A columnist of heart and mind

A columnist of heart and mind
Interviewing the animals at Children's Fairyland in Oakland. L-R: Bobo the sheep, Gideon the miniature donkey, me, Tumbleweed Tommy the miniature donkey, Juan the alpaca, Coco the pony

Monday, October 24, 2011

Pigskin Pioneer


Congratulations to Andy Mousalimas of Oakland, who is back from Los Angeles after being inducted as one of the inaugural members of the Toyota Fantasy Football Hall of Fame, along with Scotty Stirling and the late Bill Winkenbach.
Toyota flew Andy and his daughter, Paula, to L.A. for the ceremony, put them up at a posh hotel, wined them and dined them, and gave them the VIP treatment. (You can watch the induction ceremony at http://www.youtube.com/watch?v=sn8YbwpWB1c/)
It's no less than he deserves, because Andy, Scotty and Bill were the guys who invented fantasy football.
It all started in a New York City hotel room on a rainy October night in 1962, when the Raiders were on the tail end of a 16-day East Coast road trip. (In those days, they scheduled all their away games in one stretch because they couldn't afford to fly back and forth to the East Coast.)
Bill, a part owner of the Raiders, was joined by Bill Tunnell, the team's P.R. man, and Scotty, who was covering the team for the Oakland Tribune.
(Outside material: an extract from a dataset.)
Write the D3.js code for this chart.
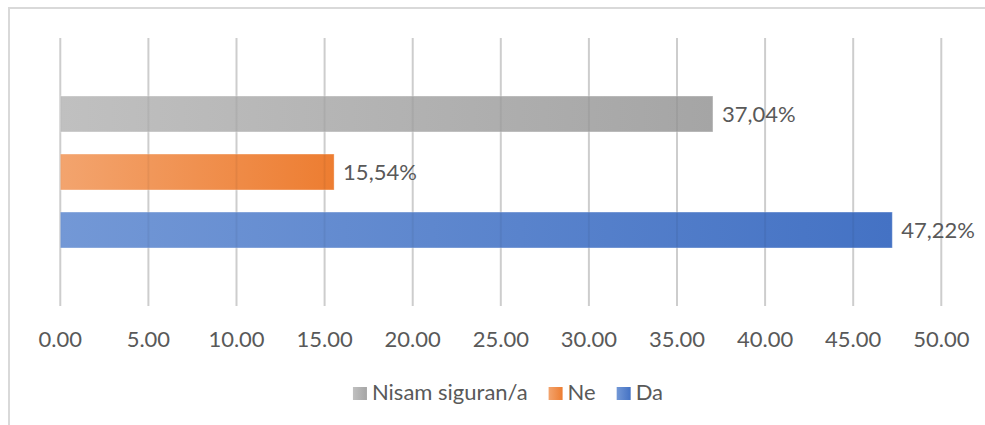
<!DOCTYPE html>
<html>
<head>
<meta charset="utf-8">
<script src="https://cdn.jsdelivr.net/npm/d3@7"></script>
<style>
  body { margin: 0; background: #fff; }
  svg { display: block; font-family: Lato, "Open Sans", sans-serif; }
</style>
</head>
<body>
<svg id="chart" width="985" height="425"></svg>
<script>
// series (top to bottom) and values in percent
const series = ["Nisam siguran/a", "Ne", "Da"];
const values = [37.04, 15.54, 47.22];
const colors = ["#a5a5a5", "#ed7d31", "#4472c4"];
const lightColors = ["#c0c0c0", "#f3a46e", "#7398d6"];
const ticks = [0, 5, 10, 15, 20, 25, 30, 35, 40, 45, 50];

const svg = d3.select("#chart");
const margin = { top: 38, left: 60.3 };
const width = 881;
const height = 268;

// chart frame
svg.append("rect")
    .attr("x", 9).attr("y", 8)
    .attr("width", 1000).attr("height", 440)
    .attr("fill", "none")
    .attr("stroke", "#d9d9d9")
    .attr("stroke-width", 2);

const defs = svg.append("defs");
series.forEach((s, i) => {
    const g = defs.append("linearGradient")
        .attr("id", "grad" + i)
        .attr("x1", "0%").attr("x2", "100%")
        .attr("y1", "0%").attr("y2", "0%");
    g.append("stop").attr("offset", "0%").attr("stop-color", lightColors[i]);
    g.append("stop").attr("offset", "100%").attr("stop-color", colors[i]);
});

const g = svg.append("g")
    .attr("transform", "translate(" + margin.left + "," + margin.top + ")");

const xScale = d3.scaleLinear()
    .domain([0, 50])
    .range([0, width]);

// one category, three series grouped in the middle
const yScale = d3.scaleBand()
    .domain(series)
    .range([0, height])
    .paddingInner(0.38)
    .paddingOuter(1.0);

// grid under bars
g.selectAll(".grid")
    .data(ticks)
    .enter().append("line")
    .attr("class", "grid")
    .attr("x1", d => xScale(d)).attr("x2", d => xScale(d))
    .attr("y1", 0).attr("y2", height)
    .attr("stroke", "#d9d9d9")
    .attr("stroke-width", 2);

g.selectAll(".bar")
    .data(values)
    .enter().append("rect")
    .attr("class", "bar")
    .attr("x", xScale(0))
    .attr("y", (d, i) => yScale(series[i]))
    .attr("width", d => xScale(d) - xScale(0))
    .attr("height", yScale.bandwidth())
    .attr("fill", (d, i) => "url(#grad" + i + ")")
    .attr("stroke", "rgba(255,255,255,0.35)")
    .attr("stroke-width", 1);

// faint grid over bars
g.selectAll(".grid-over")
    .data(ticks)
    .enter().append("line")
    .attr("class", "grid-over")
    .attr("x1", d => xScale(d)).attr("x2", d => xScale(d))
    .attr("y1", 0).attr("y2", height)
    .attr("stroke", "rgba(0,0,0,0.05)")
    .attr("stroke-width", 2);

// tick labels
const fmtTick = d3.format(".2f");
g.selectAll(".tick-label")
    .data(ticks)
    .enter().append("text")
    .attr("class", "tick-label")
    .attr("x", d => xScale(d))
    .attr("y", 309)
    .attr("text-anchor", "middle")
    .attr("font-size", 22)
    .attr("fill", "#595959")
    .text(d => fmtTick(d));

// data labels, decimal comma
const hr = d3.formatLocale({ decimal: ",", thousands: ".", grouping: [3], currency: ["", " kn"] });
const fmtPct = hr.format(".2f");
g.selectAll(".val")
    .data(values)
    .enter().append("text")
    .attr("class", "val")
    .attr("x", d => xScale(d) + 9)
    .attr("y", (d, i) => yScale(series[i]) + yScale.bandwidth() / 2)
    .attr("dy", "0.36em")
    .attr("font-size", 22)
    .attr("fill", "#595959")
    .text(d => fmtPct(d) + "%");

// legend
const legend = svg.append("g");
let lx = 0;
series.forEach((s, i) => {
    const item = legend.append("g").attr("transform", "translate(" + lx + ",0)");
    item.append("rect")
        .attr("x", 0).attr("y", -13)
        .attr("width", 14).attr("height", 13)
        .attr("fill", "url(#grad" + i + ")");
    const t = item.append("text")
        .attr("x", 19).attr("y", 0)
        .attr("font-size", 22)
        .attr("fill", "#595959")
        .text(s);
    lx += 19 + t.node().getComputedTextLength() + 21;
});
const legendWidth = lx - 21;
legend.attr("transform", "translate(" + (508 - legendWidth / 2) + ",400)");
</script>
</body>
</html>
As the night progressed and the cocktails flowed, the three men hammered out the basic rules.
When they got back to Oakland they let a few more guys in on the idea, including George Ross, sports editor of the Tribune, and Andy, who was managing the Raiders players' favorite watering hole, the Lamp Post.
Thus was born the Greater Oakland Professional Pigskin Prognosticators League - GOPPPL for short. Bill was named league commissioner.
"You have to understand what it was like back then," says Andy. "Pro football wasn't what it is now; baseball was the big thing. And the lowest of all were AFL fans like us. NFL fans - particularly 49er fans - looked down their noses at us."
The first draft was held on Aug. 22, 1963, in Bill's basement. The first player taken was George Blanda, who was drafted by two different teams: one as a quarterback and the other as a place-kicker.
As word got around, more people signed up the following year - so many, the draft was moved to a local restaurant.
"To give you an idea of how much times have changed," says Andy, "the menu for the 1966 draft dinner offered a choice of New York steak, prime rib or lobster for $6 per person. And that included tax and tip."
Information was harder to come by in those days. There was no ESPN, no sports bars, and the networks gave only the final scores, not who scored the points. "We kept begging them for more details, but they ignored us," Andy says.
The information gap reached its nadir in 1978, when one GOPPPL team drafted St. Louis tight end J.V. Cain - only to discover that Cain had died three weeks before.
In 1969 Andy bought the King's X Tavern at Piedmont & 51st and turned it into fantasy football central. By 1972 the Kings X had 200 participants playing in six different divisions: Kings, X, Taxi, Other (in honor of the old AFL, dubbed "the other league" by NFL snobs), Rookie, and an all-female division called Queens.
Today, fantasy football is a billion dollar industry with more than 30 million players worldwide.
Scotty went on to executive positions with the Raiders, Warriors and Sacramento Kings. Andy sold the King's X and retired in 1991.
Bill died in 1993. His last words to Scotty were "I told you we should have copyrighted the damn thing!